= Collage novel =

Term used for various forms of novel

Collage novel is used by different writers and readers to describe three different kinds of novel: 1) a form of artist's book approaching closely (but preceding) the graphic novel; 2) a literary novel that approaches "collage" metaphorically, juxtaposing different modes of original writing; and 3) a novel that approaches collage literally, incorporating found language and possibly combining other modes of original writing.

In the first category, images are selected from other publications and collaged together following a theme or narrative (not necessarily linear). In the second, different modes of writing written by a single author are blended together into a highly fragmentary narrative; no found language is used. In the third, language is often selected from multiple sources; the text might be composed entirely of found language, with no words of the author's own.
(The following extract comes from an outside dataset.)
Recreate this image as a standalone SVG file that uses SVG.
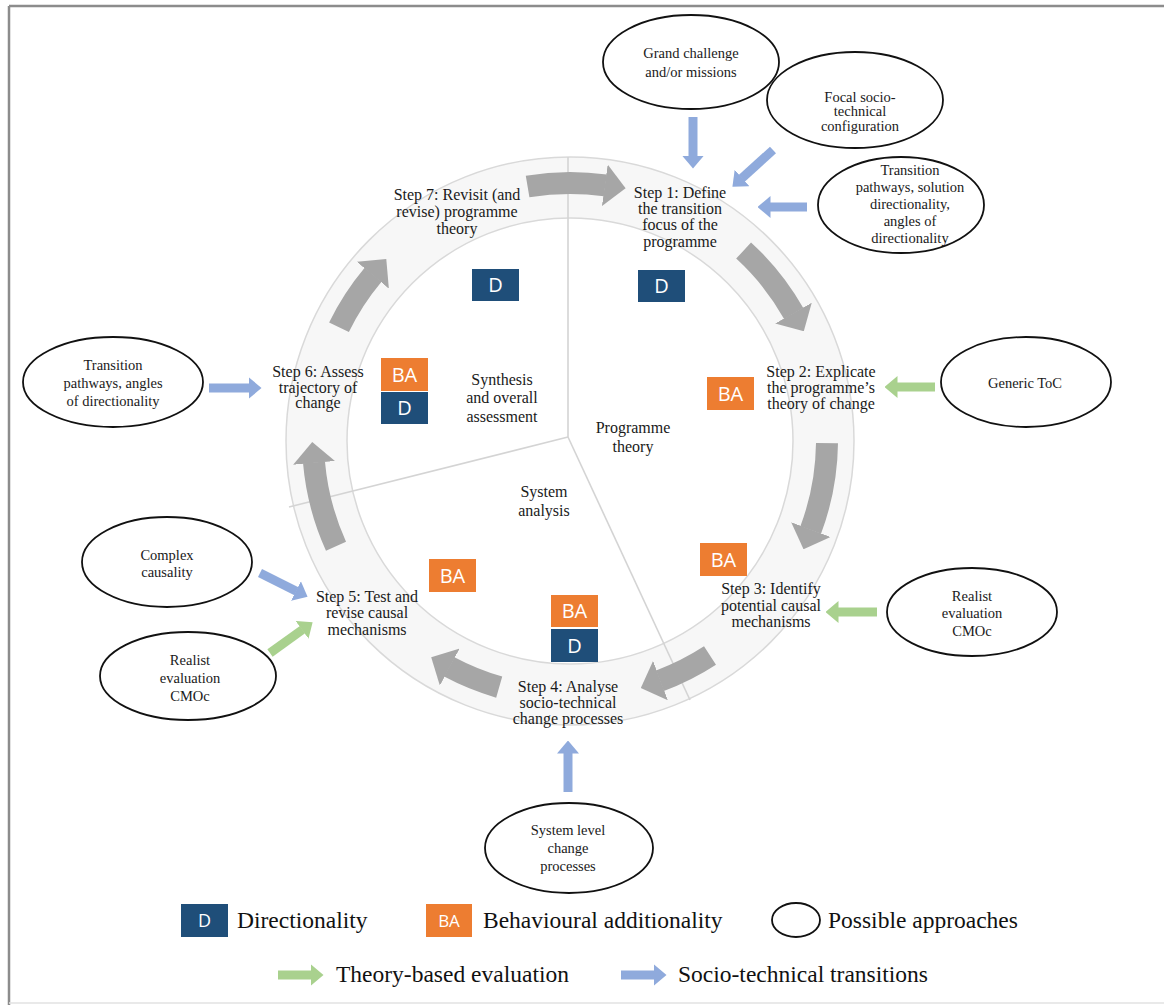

==Surrealist collage novels==
While it is unclear who coined the term, the Dadaist and Surrealist Max Ernst is generally credited with inventing the collage novel, employing nineteenth-century engravings cut and pasted together to create new images. His works include Les Malheurs des immortels (1922), La Femme 100 Têtes (1929), Rêve d'une petite fille... (1930) and Une Semaine de Bonté (1933–1934). The text for Les Malheurs des immortels was written by Paul Éluard.
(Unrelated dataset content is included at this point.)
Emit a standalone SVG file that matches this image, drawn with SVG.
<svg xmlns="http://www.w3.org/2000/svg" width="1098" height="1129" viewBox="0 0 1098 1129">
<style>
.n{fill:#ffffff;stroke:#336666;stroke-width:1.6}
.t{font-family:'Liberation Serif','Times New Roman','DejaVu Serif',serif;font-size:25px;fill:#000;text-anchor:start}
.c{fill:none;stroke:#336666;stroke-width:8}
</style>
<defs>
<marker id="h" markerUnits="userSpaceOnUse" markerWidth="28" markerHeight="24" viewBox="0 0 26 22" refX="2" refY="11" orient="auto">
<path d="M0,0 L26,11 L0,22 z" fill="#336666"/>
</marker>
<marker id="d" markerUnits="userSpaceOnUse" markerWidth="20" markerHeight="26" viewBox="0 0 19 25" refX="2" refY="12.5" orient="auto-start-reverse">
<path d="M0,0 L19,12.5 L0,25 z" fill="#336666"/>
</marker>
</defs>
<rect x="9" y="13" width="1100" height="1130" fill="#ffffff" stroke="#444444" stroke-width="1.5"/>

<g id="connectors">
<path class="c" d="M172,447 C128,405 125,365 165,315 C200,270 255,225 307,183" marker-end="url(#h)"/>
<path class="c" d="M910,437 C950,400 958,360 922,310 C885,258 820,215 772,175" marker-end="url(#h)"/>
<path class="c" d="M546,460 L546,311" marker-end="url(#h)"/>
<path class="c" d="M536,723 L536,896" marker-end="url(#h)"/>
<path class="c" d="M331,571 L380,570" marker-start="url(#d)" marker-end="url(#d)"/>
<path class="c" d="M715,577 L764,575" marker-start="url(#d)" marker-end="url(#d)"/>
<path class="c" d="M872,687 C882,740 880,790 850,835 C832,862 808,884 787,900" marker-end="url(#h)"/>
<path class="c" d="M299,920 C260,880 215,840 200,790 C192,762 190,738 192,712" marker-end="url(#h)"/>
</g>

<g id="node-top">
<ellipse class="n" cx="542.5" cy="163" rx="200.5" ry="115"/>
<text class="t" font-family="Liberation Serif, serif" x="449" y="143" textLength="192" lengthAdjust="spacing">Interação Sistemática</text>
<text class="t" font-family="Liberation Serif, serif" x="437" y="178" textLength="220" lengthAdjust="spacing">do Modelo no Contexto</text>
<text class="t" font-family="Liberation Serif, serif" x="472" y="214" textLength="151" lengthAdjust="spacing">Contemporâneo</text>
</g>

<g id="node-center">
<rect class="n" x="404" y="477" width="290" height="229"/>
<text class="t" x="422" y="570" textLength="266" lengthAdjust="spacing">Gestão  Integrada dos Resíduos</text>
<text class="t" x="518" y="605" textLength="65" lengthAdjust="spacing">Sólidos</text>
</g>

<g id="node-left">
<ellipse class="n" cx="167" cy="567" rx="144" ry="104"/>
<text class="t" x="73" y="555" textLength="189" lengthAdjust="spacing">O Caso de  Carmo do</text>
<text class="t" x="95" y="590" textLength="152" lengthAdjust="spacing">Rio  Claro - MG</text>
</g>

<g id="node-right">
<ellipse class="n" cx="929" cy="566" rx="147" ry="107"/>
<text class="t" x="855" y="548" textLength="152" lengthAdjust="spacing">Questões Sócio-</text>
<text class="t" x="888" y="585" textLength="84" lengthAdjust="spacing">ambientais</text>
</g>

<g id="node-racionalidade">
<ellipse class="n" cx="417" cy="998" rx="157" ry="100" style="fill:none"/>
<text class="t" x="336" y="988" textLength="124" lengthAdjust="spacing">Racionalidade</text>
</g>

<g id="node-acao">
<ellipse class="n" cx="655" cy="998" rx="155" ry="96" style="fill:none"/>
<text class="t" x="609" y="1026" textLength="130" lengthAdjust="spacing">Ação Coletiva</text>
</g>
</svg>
Georges Hugnet was the author of the collage novel Le septième face du dé (1936).

==Two types of literary collage novel==
The leading theorists of literary collage novels in the 21st century are Jonathan Lethem and David Shields. Two of their essays, Lethem's "The Ecstasy of Influence" (2007) and Shields's Reality Hunger (2010), brought discussions on copyright, originality, and inspiration into the fiction and nonfiction worlds. They also popularized collage as a literary form, but employ the term "collage novel" in drastically different ways. In "The Ecstasy of Influence," Lethem uses "collage novel" to describe Eduardo Paolozzi's Kex, a text made entirely out of found language: "cobbled from crime novels and newspaper clippings." In his chapter in Reality Hunger on collage novels, Shields uses the term to describe Renata Adler's Speedboat, a fragmentary narrative that combines different modes of original writing. In Shields's words, Speedboat “captivates by its jagged and frenetic changes of pitch and tone and voice.” Adler “confides, reflects, tells a story, aphorizes, undercuts the aphorism, then undercuts that . . . She changes subjects like a brilliant schizophrenic, making irrational sense.” In this way, Shields uses "collage novel" to mean a text that is fragmentary, but does not contain any found language. In other essays, Shields uses "collage" to talk about texts that blend original and found language.